Nir Hason, the Jerusalem correspondent of Haaretz, said the image of the Al Aqsa mosque on the dress, which also showed the Western Wall, was disrespectful.

“Such disrespect for the most important, prettiest, most complete and most ancient religious structure in the Middle East,” he wrote. “A tremendous shame.”

But Yair Hass, the founder of the Jerusalem-based Halel, a group that supports Orthodox Jews who opt to pursue less observant lifestyles, disagreed.

“She did [it] out of a great respect for Jerusalem,” wrote Hass, who nonetheless said he found Regev’s dress “distasteful, silly and childish.” But “wearing a dress featuring an image of Jerusalem is no different than wearing a shirt with such an image.”

On social media, users manipulated the image and reposted it with various images superimposed on the Jerusalem one, including the security barrier, which Israel built to keep out terrorists, running along some of Jerusalem’s municipal borders.

The upper part of the dress was sewn from gilded mesh, trimmed with gems, crystals and hammered copper strips in a possible allusion to the song “Jerusalem of Gold.”

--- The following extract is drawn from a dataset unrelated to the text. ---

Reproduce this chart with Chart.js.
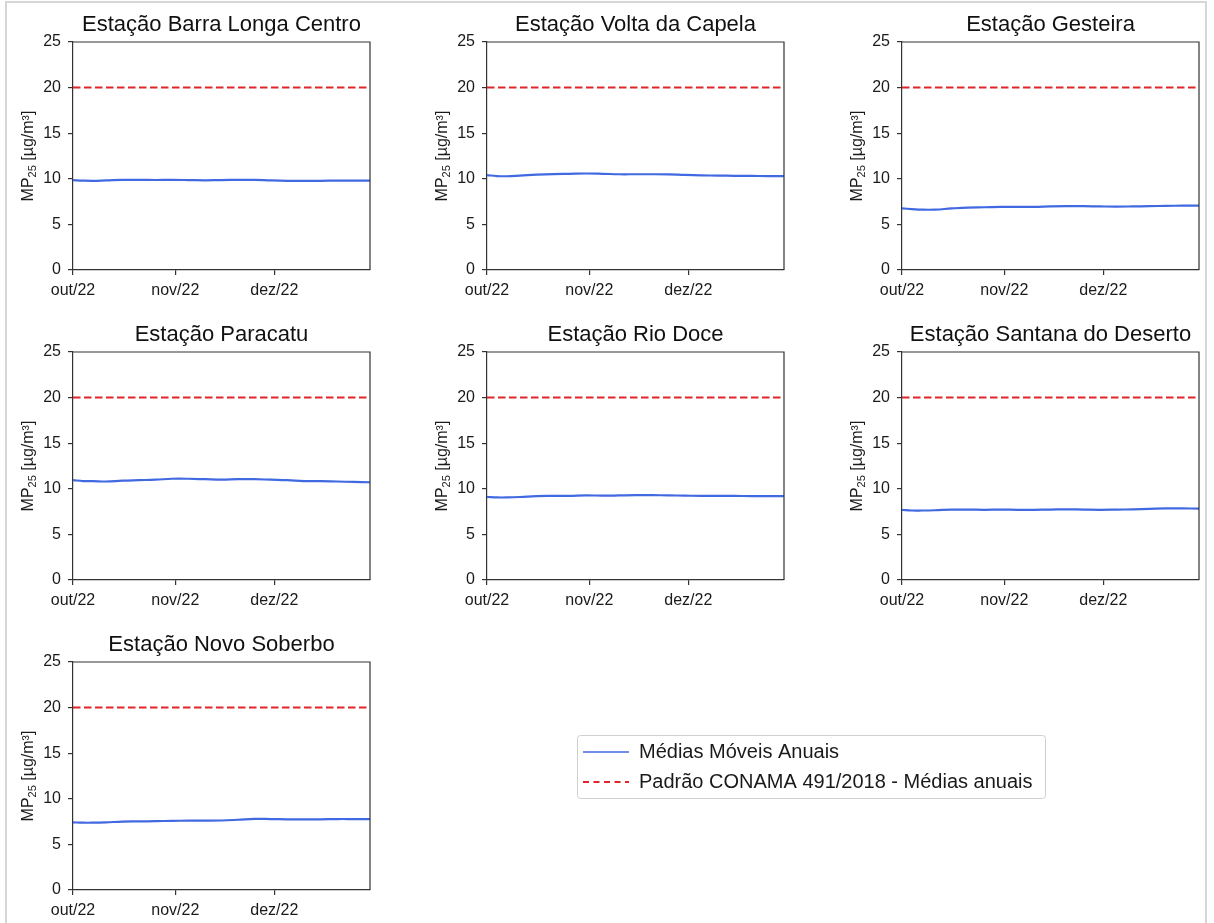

The designer was Aviad Arik Herman, a Sweden-based Israeli, who said he had worked on the dress for six months at Regev’s request and with his mother’s help. The minister paid him approximately $2,000 for designing the dress and another $600 in rental costs. The rental costs came from her own pocket, he told Army Radio. Herman did not say whether the remaining $2,000 also came from Regev.